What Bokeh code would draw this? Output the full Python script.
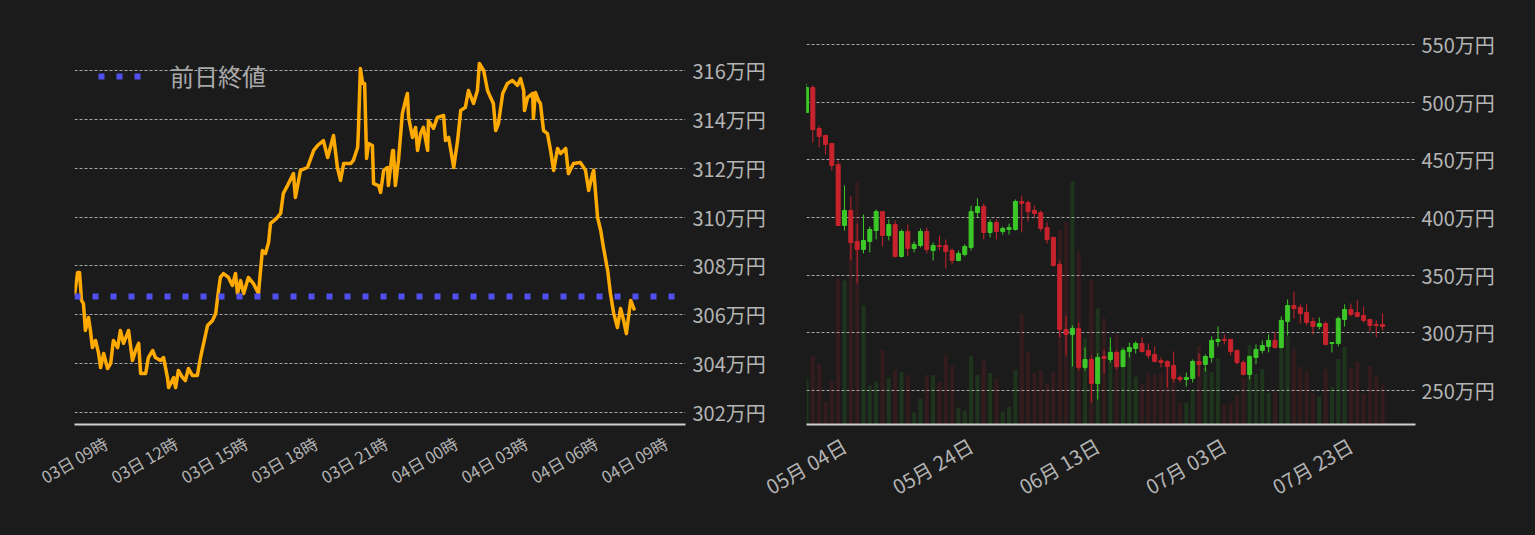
import math
from datetime import datetime, timedelta
from bokeh.plotting import figure
from bokeh.models import (Range1d, FixedTicker, PrintfTickFormatter, ColumnDataSource,
                          Legend, LegendItem)
from bokeh.layouts import row
from bokeh.embed import file_html
from bokeh.resources import INLINE

FONT = "Noto Sans CJK JP"
BG = "#1b1b1b"
GRID = "#b8b8b8"
TEXT = "#b4b4b4"
ORANGE = "#ffaa00"
BLUE = "#5050f0"
UP = "#3cc828"
DOWN = "#c8232d"

# ---------------- intraday data (minutes after 03日 09:00, price in 万円) ----------------
intraday_minutes = [
    0, 8, 13, 18, 23, 28, 36, 41, 46, 54, 62, 67, 75, 85, 93, 100, 111, 118, 126, 136,
    139, 149, 157, 165, 170, 183, 190, 201, 208, 221, 229, 239, 242, 255, 260, 267, 278, 285, 293, 303,
    316, 324, 332, 342, 355, 363, 368, 375, 383, 396, 406, 414, 419, 427, 435, 447, 460, 473, 483, 491,
    499, 504, 519, 530, 537, 548, 563, 568, 581, 599, 615, 625, 640, 651, 666, 676, 684, 692, 710, 717,
    728, 730, 735, 741, 746, 751, 756, 766, 769, 782, 787, 795, 805, 807, 818, 820, 825, 833, 843, 851,
    856, 859, 869, 877, 882, 890, 897, 908, 910, 923, 933, 949, 954, 962, 975, 985, 993, 1005, 1013, 1026,
    1036, 1041, 1052, 1062, 1070, 1077, 1083, 1090, 1101, 1113, 1126, 1139, 1147, 1155, 1157, 1165, 1178, 1180, 1185, 1193,
    1198, 1206, 1216, 1224, 1232, 1242, 1250, 1263, 1270, 1283, 1301, 1314, 1322, 1332, 1335, 1345, 1353, 1360, 1371, 1378,
    1386, 1396, 1404, 1412, 1419, 1430, 1440,
]
intraday_price = [
    306.80, 307.73, 307.73, 306.59, 306.46, 305.36, 305.89, 305.36, 304.66, 304.95, 304.42, 303.84, 304.42, 303.80, 304.01, 304.95, 304.66, 305.36, 304.83, 305.23,
    305.36, 304.13, 304.54, 304.83, 303.60, 303.60, 304.25, 304.54, 304.25, 304.13, 304.25, 303.43, 303.02, 303.43, 303.02, 303.72, 303.43, 303.31, 303.80, 303.52,
    303.52, 304.25, 304.83, 305.56, 305.77, 306.05, 306.71, 307.53, 307.69, 307.53, 307.20, 307.69, 306.87, 307.40, 306.87, 307.53, 307.28, 306.87, 308.63, 308.51,
    308.96, 309.74, 309.94, 310.15, 310.97, 311.30, 311.78, 310.80, 311.91, 312.03, 312.73, 312.93, 313.13, 312.44, 313.34, 312.03, 311.50, 312.19, 312.19, 312.32,
    312.85, 313.54, 316.08, 315.47, 315.47, 312.40, 313.01, 312.93, 311.37, 311.29, 311.01, 311.91, 312.03, 311.29, 312.73, 312.73, 311.29, 312.32, 314.24, 314.77,
    315.06, 314.08, 313.26, 313.67, 312.73, 313.42, 313.67, 312.73, 313.95, 313.63, 314.08, 314.16, 313.13, 313.26, 312.03, 313.13, 314.36, 314.49, 315.18, 314.65,
    315.18, 316.29, 316.00, 315.18, 314.89, 314.65, 313.54, 313.83, 315.06, 315.47, 315.59, 315.39, 315.67, 315.18, 314.36, 314.89, 315.06, 314.04, 315.10, 314.77,
    314.65, 313.54, 313.42, 312.73, 311.91, 312.81, 312.60, 312.81, 311.78, 312.19, 312.23, 311.91, 311.09, 311.78, 311.91, 309.98, 309.45, 308.76, 307.81, 306.87,
    306.09, 305.48, 306.26, 305.77, 305.23, 306.59, 306.18,
]
prev_close = 306.75
intraday_tick_hours = [0, 3, 6, 9, 12, 15, 18, 21, 24]
intraday_tick_labels = ["03日 09時", "03日 12時", "03日 15時", "03日 18時", "03日 21時",
                        "04日 00時", "04日 03時", "04日 06時", "04日 09時"]
intraday_y_ticks = [302, 304, 306, 308, 310, 312, 314, 316]

# ---------------- daily data (from 05月 04日, price in 万円) ----------------
daily_open = [
    491.0, 512.7, 477.2, 471.1, 464.2, 445.9, 393.1, 406.1, 379.2, 372.3,
    379.2, 388.7, 405.2, 384.4, 393.9, 366.2, 387.9, 373.1, 375.7, 387.9,
    371.4, 375.7, 375.7, 371.4, 362.7, 367.9, 374.0, 404.3, 409.5, 387.0,
    395.7, 387.9, 389.6, 389.6, 413.9, 413.0, 406.1, 404.3, 391.3, 382.7,
    359.3, 302.9, 298.6, 303.8, 270.0, 276.9, 256.1, 279.5, 276.9, 283.0,
    270.8, 283.8, 286.4, 290.8, 284.7, 281.2, 276.0, 275.2, 271.7, 261.3,
    259.6, 260.4, 275.2, 272.6, 278.6, 292.5, 294.3, 294.3, 284.7, 274.3,
    263.9, 278.6, 284.7, 288.2, 293.4, 287.3, 309.9, 323.7, 322.0, 317.6,
    309.9, 305.5, 308.1, 290.8, 290.8, 311.6, 320.2, 317.6, 315.0, 311.6,
    307.2, 307.2,
]
daily_high = [
    516.2, 514.5, 479.8, 472.0, 464.5, 449.4, 427.8, 418.2, 394.8, 402.6,
    392.2, 407.0, 405.6, 398.3, 397.4, 389.6, 393.9, 379.2, 390.5, 391.3,
    378.3, 384.4, 380.9, 373.1, 371.4, 376.6, 410.4, 416.5, 412.1, 398.3,
    398.3, 392.2, 394.8, 415.6, 419.1, 414.7, 410.4, 406.1, 395.7, 383.5,
    362.7, 315.0, 306.4, 309.0, 287.3, 280.4, 282.1, 284.7, 296.0, 284.7,
    286.4, 291.6, 292.5, 296.0, 290.8, 288.2, 278.6, 276.0, 283.8, 263.0,
    265.6, 276.9, 282.1, 281.2, 296.9, 305.5, 298.6, 294.6, 285.6, 276.0,
    280.4, 289.9, 293.4, 298.6, 300.3, 314.2, 328.9, 335.9, 324.6, 324.6,
    313.3, 313.3, 309.9, 291.8, 314.2, 324.6, 325.4, 328.0, 322.9, 311.8,
    310.7, 316.8,
]
daily_low = [
    490.2, 465.0, 460.7, 454.6, 440.8, 392.5, 388.7, 362.7, 342.8, 368.8,
    369.7, 380.9, 374.9, 380.1, 365.3, 365.3, 366.2, 369.7, 374.0, 368.8,
    362.7, 371.4, 355.8, 359.3, 361.9, 366.2, 371.4, 400.0, 380.9, 382.7,
    380.9, 385.3, 385.3, 388.7, 387.0, 396.5, 400.0, 387.9, 377.5, 357.5,
    296.0, 280.4, 270.8, 267.4, 267.4, 239.6, 242.2, 264.8, 274.3, 268.2,
    270.0, 278.6, 282.1, 283.0, 277.8, 274.3, 270.0, 252.6, 257.0, 257.0,
    253.5, 257.0, 262.2, 266.5, 274.3, 288.2, 289.9, 280.4, 272.6, 263.0,
    259.6, 272.6, 282.1, 283.0, 286.4, 286.4, 297.7, 312.4, 308.1, 306.4,
    298.6, 302.9, 289.9, 283.0, 288.2, 305.5, 314.2, 313.3, 309.0, 301.2,
    296.0, 302.0,
]
daily_close = [
    512.7, 476.3, 470.2, 463.3, 445.1, 393.1, 406.1, 378.3, 372.3, 380.1,
    389.6, 405.2, 384.4, 393.9, 366.2, 387.9, 373.1, 376.6, 387.9, 372.3,
    375.7, 374.9, 370.6, 362.7, 368.8, 374.9, 405.2, 409.5, 387.0, 395.7,
    387.9, 390.5, 391.3, 413.9, 412.2, 405.2, 403.5, 390.5, 380.9, 358.4,
    302.9, 298.6, 303.8, 270.0, 276.9, 256.1, 278.6, 277.8, 283.0, 270.8,
    284.7, 287.3, 290.8, 283.8, 280.4, 275.2, 274.3, 270.8, 260.4, 259.6,
    261.3, 275.2, 272.6, 279.5, 293.4, 294.3, 293.4, 283.8, 274.3, 263.9,
    279.5, 285.6, 289.0, 293.4, 287.3, 310.7, 323.7, 321.1, 316.8, 309.0,
    305.5, 308.1, 289.9, 291.6, 312.4, 320.2, 315.9, 314.2, 310.7, 306.4,
    306.4, 305.5,
]
daily_volume = [
    1150, 1725, 1525, 575, 1075, 3675, 3625, 4600, 6125, 3000,
    975, 1075, 1875, 1175, 1375, 1325, 1250, 300, 650, 1250,
    1250, 1075, 1750, 1475, 425, 350, 1725, 1250, 1600, 1300,
    1150, 325, 450, 1375, 2800, 1825, 1300, 1375, 1025, 1325,
    4900, 5100, 6125, 4350, 2175, 3650, 2925, 2675, 1950, 2275,
    1950, 1950, 1200, 1000, 1300, 1275, 1300, 1600, 1475, 550,
    550, 875, 1975, 1425, 1325, 1675, 500, 525, 750, 1175,
    2000, 1275, 1400, 800, 825, 1975, 2225, 1900, 1450, 1350,
    775, 700, 1400, 950, 1650, 1950, 1425, 1575, 775, 1475,
    1225, 1000,
]
daily_tick_days = [0, 20, 40, 60, 80]
daily_tick_labels = ["05月 04日", "05月 24日", "06月 13日", "07月 03日", "07月 23日"]
daily_y_ticks = [250, 300, 350, 400, 450, 500, 550]

EPOCH = datetime(1970, 1, 1)


def to_ms(dt):
    return int(round((dt - EPOCH).total_seconds() * 1000))


def style_common(p, y_font):
    p.background_fill_color = BG
    p.border_fill_color = BG
    p.outline_line_color = None
    p.xgrid.grid_line_color = None
    p.ygrid.grid_line_color = GRID
    p.ygrid.grid_line_dash = "3 2"
    p.ygrid.grid_line_width = 1
    p.ygrid.grid_line_alpha = 0.9
    ya = p.yaxis[0]
    ya.formatter = PrintfTickFormatter(format="%d万円")
    ya.axis_line_color = None
    ya.major_tick_line_color = None
    ya.minor_tick_line_color = None
    ya.major_label_text_font = FONT
    ya.major_label_text_font_size = y_font
    ya.major_label_text_color = TEXT
    xa = p.xaxis[0]
    xa.axis_line_color = "#cfcfcf"
    xa.axis_line_width = 2
    xa.major_tick_line_color = None
    xa.minor_tick_line_color = None
    xa.major_label_text_font = FONT
    xa.major_label_text_color = TEXT
    xa.major_label_orientation = math.pi / 6


def set_x_labels(axis, tick_times, labels, shift):
    # labels are centred on their time: the axis anchors rotated labels at their end,
    # so each tick is moved by half a label's run and the text is given explicitly.
    ticks = [to_ms(t + shift) for t in tick_times]
    axis.ticker = FixedTicker(ticks=ticks)
    axis.major_label_overrides = {tk: lab for tk, lab in zip(ticks, labels)}


# ---------------- left: intraday ----------------
t0 = datetime(2022, 8, 3, 9, 0)
times = [t0 + timedelta(minutes=m) for m in intraday_minutes]
L_W, L_H = 769, 530
L_TOP, L_BOT, L_LEFT, L_RIGHT = 38, 106, 74, 84
ly0, ly1 = 301.51, 317.31
lx1 = t0 + timedelta(minutes=1571)

p1 = figure(width=L_W, height=L_H, x_axis_type="datetime", y_axis_location="right",
            x_range=Range1d(t0, lx1), y_range=Range1d(ly0, ly1),
            output_backend="svg", toolbar_location=None,
            min_border_left=L_LEFT, min_border_right=L_RIGHT,
            min_border_top=L_TOP, min_border_bottom=L_BOT)
style_common(p1, "20px")
p1.yaxis[0].ticker = FixedTicker(ticks=intraday_y_ticks)
p1.yaxis[0].major_label_standoff = 1
p1.xaxis[0].major_label_text_font_size = "16.5px"
p1.xaxis[0].major_label_standoff = 11
set_x_labels(p1.xaxis[0], [t0 + timedelta(hours=h) for h in intraday_tick_hours],
             intraday_tick_labels, timedelta(minutes=81))

p1.line(x=times, y=intraday_price, line_color=ORANGE, line_width=3.5, line_join="round")
r_prev = p1.line(x=[t0, lx1], y=[prev_close, prev_close], line_color=BLUE,
                 line_width=6, line_dash="6 12")

legend = Legend(items=[LegendItem(label="前日終値", renderers=[r_prev])],
                location=(4, 311), padding=20,
                glyph_width=44, glyph_height=24, label_height=24, label_standoff=28,
                label_text_font=FONT, label_text_font_size="24px", label_text_color="#a8a8a8",
                background_fill_alpha=0, border_line_alpha=0)
p1.add_layout(legend)

# ---------------- right: daily candles ----------------
d0 = datetime(2022, 5, 4)
dates = [d0 + timedelta(days=i) for i in range(len(daily_open))]
colors = [UP if c >= o else DOWN for o, c in zip(daily_open, daily_close)]
src = ColumnDataSource(dict(
    date=dates, open=daily_open, high=daily_high, low=daily_low, close=daily_close,
    top=[max(o, c) for o, c in zip(daily_open, daily_close)],
    bottom=[min(o, c) for o, c in zip(daily_open, daily_close)],
    volume=daily_volume, color=colors))

OVERLAP = 12   # the right chart's transparent border slides under the left chart's labels
R_W, R_H = 758 + OVERLAP, 530
R_TOP, R_BOT, R_LEFT, R_RIGHT = 38, 106, 37 + OVERLAP, 112
ry0, ry1 = 220.5, 555.2
p2 = figure(width=R_W, height=R_H, x_axis_type="datetime", y_axis_location="right",
            x_range=Range1d(d0, d0 + timedelta(days=96.2)), y_range=Range1d(ry0, ry1),
            output_backend="svg", toolbar_location=None,
            min_border_left=R_LEFT, min_border_right=R_RIGHT,
            min_border_top=R_TOP, min_border_bottom=R_BOT)
style_common(p2, "20px")
p2.border_fill_alpha = 0
p2.styles = {"margin-left": "-%dpx" % OVERLAP}
p2.yaxis[0].ticker = FixedTicker(ticks=daily_y_ticks)
p2.yaxis[0].major_label_standoff = 0
p2.xaxis[0].major_label_text_font_size = "20px"
p2.xaxis[0].major_label_standoff = 13
set_x_labels(p2.xaxis[0], [d0 + timedelta(days=d) for d in daily_tick_days],
             daily_tick_labels, timedelta(days=6.0))
p2.extra_y_ranges = {"vol": Range1d(0, 9725)}

day_ms = 86400000
p2.vbar(x="date", top="volume", bottom=0, width=0.63 * day_ms, source=src,
        y_range_name="vol", fill_color="color", fill_alpha=0.15, line_color=None)
p2.segment(x0="date", y0="high", x1="date", y1="low", source=src,
           line_color="color", line_width=1)
p2.vbar(x="date", top="top", bottom="bottom", width=0.63 * day_ms, source=src,
        fill_color="color", line_color="color", line_width=1)

layout = row(p1, p2)
html = file_html(layout, INLINE, title="chart")
html = html.replace("<head>", "<head><style>html,body{background:%s;}</style>" % BG, 1)
open("out.html", "w").write(html)
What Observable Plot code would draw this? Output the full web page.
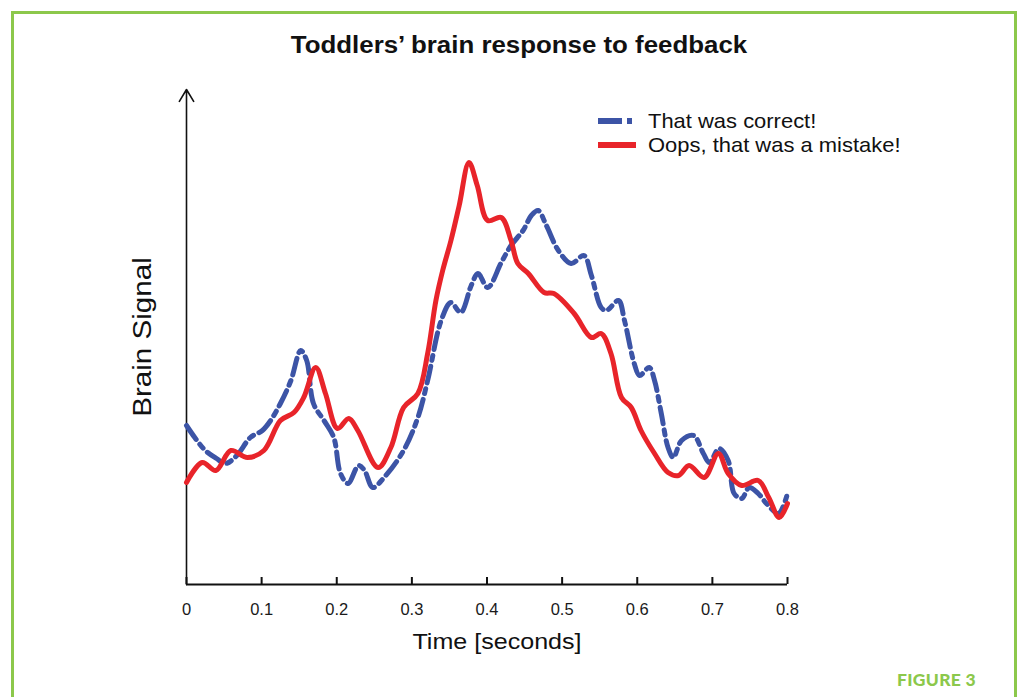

» STATED EXERCISE
Say how many lines of the data hold the string "full". Reply with the number alone.

» COMPLETED EXERCISE
2